**** PROVIDED RECORDS
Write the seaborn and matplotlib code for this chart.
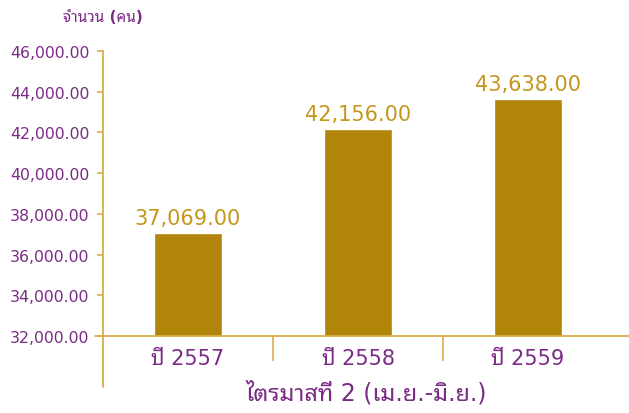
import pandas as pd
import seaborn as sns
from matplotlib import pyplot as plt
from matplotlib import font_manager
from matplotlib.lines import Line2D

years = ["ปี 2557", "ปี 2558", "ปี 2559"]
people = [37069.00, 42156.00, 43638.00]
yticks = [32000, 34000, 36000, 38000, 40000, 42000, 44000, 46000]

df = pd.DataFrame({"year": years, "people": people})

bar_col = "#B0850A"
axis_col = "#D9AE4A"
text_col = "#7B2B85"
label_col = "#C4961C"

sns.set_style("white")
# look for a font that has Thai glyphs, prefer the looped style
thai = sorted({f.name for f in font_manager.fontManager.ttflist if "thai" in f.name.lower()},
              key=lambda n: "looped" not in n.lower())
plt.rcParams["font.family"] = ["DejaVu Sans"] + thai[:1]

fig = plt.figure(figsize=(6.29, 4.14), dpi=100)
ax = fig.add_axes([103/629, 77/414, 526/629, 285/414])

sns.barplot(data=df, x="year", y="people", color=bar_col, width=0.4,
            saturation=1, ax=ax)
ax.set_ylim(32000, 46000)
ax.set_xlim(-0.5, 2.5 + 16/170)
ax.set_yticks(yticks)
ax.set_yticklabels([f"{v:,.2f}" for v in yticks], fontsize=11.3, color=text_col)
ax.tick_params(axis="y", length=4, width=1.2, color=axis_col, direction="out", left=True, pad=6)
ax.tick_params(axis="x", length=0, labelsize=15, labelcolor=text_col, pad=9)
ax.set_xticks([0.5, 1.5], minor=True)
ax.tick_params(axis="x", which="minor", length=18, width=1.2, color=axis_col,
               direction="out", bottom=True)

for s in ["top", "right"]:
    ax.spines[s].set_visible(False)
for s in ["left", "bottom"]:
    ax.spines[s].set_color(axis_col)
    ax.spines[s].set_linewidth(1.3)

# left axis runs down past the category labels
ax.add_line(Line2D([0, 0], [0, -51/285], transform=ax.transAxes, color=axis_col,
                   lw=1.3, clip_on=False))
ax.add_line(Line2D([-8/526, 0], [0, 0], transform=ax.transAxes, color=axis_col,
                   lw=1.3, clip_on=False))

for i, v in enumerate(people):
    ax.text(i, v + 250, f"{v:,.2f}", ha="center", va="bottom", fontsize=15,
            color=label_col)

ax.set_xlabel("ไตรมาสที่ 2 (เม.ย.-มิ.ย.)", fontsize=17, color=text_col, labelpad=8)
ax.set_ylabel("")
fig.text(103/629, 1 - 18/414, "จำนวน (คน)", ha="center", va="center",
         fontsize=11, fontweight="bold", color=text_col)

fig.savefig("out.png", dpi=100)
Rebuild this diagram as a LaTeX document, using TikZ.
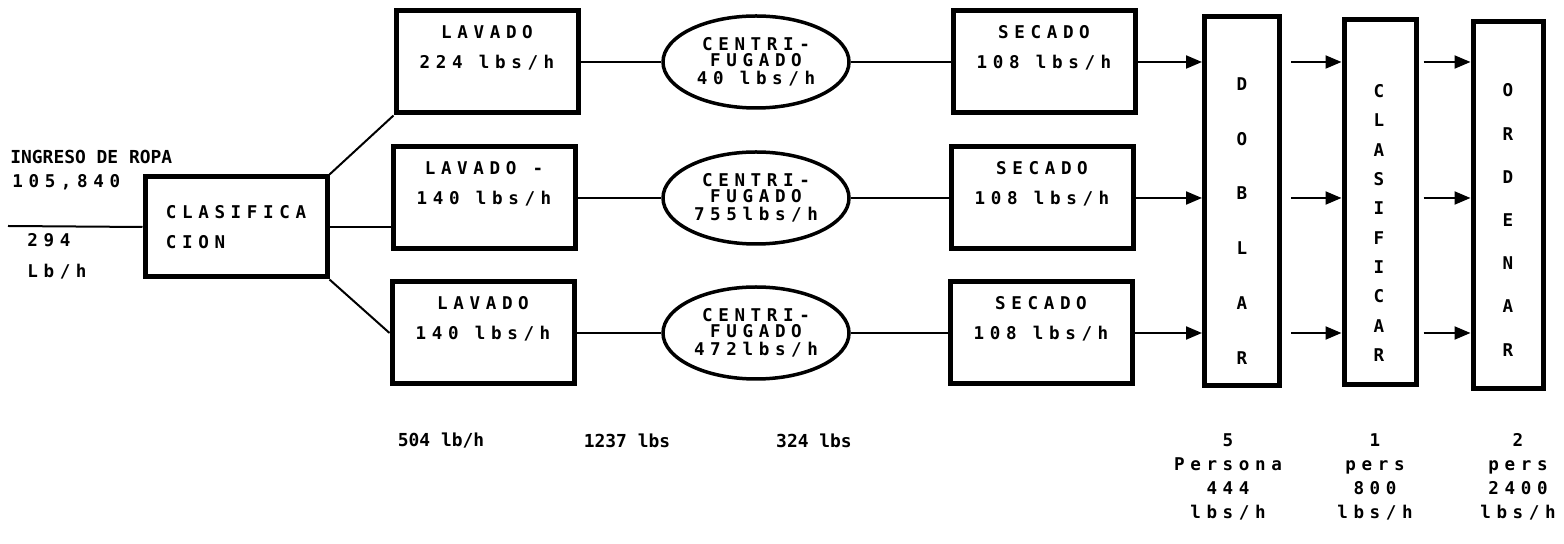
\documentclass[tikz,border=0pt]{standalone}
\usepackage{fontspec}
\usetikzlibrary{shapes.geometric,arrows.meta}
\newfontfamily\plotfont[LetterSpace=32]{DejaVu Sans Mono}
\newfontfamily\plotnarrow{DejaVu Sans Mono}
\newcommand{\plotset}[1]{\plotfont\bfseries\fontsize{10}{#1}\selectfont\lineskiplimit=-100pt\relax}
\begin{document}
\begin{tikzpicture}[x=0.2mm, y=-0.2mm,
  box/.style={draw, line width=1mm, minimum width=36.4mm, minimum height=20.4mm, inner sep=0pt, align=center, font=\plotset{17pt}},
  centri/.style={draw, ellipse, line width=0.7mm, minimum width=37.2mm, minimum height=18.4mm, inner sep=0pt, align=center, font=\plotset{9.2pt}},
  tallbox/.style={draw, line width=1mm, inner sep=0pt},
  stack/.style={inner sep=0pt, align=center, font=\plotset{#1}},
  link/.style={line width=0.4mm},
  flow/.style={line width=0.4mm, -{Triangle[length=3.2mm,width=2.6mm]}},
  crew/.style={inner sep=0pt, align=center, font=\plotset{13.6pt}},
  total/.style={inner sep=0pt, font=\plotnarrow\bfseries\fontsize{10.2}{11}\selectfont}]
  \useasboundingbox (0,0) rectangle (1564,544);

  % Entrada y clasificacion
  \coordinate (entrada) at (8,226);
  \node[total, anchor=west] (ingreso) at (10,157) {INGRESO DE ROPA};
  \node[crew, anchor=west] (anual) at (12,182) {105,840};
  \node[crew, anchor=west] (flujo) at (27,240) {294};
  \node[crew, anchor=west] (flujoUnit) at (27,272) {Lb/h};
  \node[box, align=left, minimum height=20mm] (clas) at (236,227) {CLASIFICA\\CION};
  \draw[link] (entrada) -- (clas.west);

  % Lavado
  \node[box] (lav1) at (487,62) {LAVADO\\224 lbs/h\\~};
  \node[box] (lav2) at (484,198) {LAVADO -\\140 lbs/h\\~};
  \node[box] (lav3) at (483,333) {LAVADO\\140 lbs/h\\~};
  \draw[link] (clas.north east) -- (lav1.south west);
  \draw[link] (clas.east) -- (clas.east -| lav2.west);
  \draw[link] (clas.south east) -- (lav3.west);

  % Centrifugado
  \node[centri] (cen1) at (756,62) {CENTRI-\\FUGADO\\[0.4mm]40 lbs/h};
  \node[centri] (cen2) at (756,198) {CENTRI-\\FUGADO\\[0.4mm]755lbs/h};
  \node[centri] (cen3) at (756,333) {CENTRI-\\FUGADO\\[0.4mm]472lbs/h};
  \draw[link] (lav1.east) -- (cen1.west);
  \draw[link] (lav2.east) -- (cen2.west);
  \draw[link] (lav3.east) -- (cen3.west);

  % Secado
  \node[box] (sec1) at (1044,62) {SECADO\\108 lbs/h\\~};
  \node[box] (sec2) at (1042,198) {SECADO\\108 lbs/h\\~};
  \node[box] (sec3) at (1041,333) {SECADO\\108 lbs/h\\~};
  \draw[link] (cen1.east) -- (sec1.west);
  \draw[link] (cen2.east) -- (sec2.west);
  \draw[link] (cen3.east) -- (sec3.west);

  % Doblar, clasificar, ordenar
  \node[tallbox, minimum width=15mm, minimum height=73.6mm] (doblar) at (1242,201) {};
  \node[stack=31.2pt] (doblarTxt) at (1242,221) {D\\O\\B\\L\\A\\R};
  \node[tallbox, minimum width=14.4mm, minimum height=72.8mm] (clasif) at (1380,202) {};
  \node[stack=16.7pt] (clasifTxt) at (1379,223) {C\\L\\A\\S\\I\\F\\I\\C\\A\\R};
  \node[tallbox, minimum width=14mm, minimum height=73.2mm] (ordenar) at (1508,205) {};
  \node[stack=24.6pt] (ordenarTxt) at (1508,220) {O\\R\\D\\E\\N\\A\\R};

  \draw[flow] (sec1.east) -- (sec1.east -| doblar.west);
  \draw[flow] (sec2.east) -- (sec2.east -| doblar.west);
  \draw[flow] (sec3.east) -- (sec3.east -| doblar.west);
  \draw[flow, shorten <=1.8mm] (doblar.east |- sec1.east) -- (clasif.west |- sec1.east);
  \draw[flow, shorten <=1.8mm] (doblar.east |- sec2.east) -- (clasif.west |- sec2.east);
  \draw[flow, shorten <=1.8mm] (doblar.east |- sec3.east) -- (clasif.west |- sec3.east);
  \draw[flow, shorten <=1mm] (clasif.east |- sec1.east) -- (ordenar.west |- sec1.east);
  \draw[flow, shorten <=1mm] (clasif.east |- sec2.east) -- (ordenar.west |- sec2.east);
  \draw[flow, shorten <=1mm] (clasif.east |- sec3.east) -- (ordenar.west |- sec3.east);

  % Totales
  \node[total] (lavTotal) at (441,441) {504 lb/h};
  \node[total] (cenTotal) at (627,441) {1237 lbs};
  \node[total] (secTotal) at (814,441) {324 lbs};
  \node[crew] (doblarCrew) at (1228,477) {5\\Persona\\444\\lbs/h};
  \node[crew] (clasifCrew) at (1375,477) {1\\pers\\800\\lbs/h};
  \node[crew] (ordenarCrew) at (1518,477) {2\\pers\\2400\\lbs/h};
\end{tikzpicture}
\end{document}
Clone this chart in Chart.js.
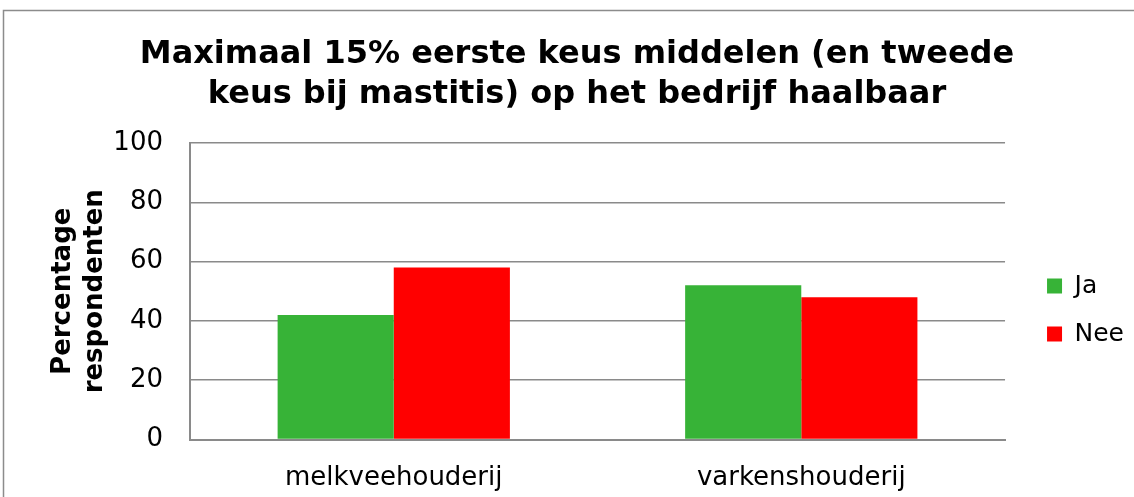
********
Show every line in the records above that contains the word "this".

Write the seaborn and matplotlib code for this chart.
Rebuild this diagram as a LaTeX document, using TikZ.
Clone this chart in Chart.js.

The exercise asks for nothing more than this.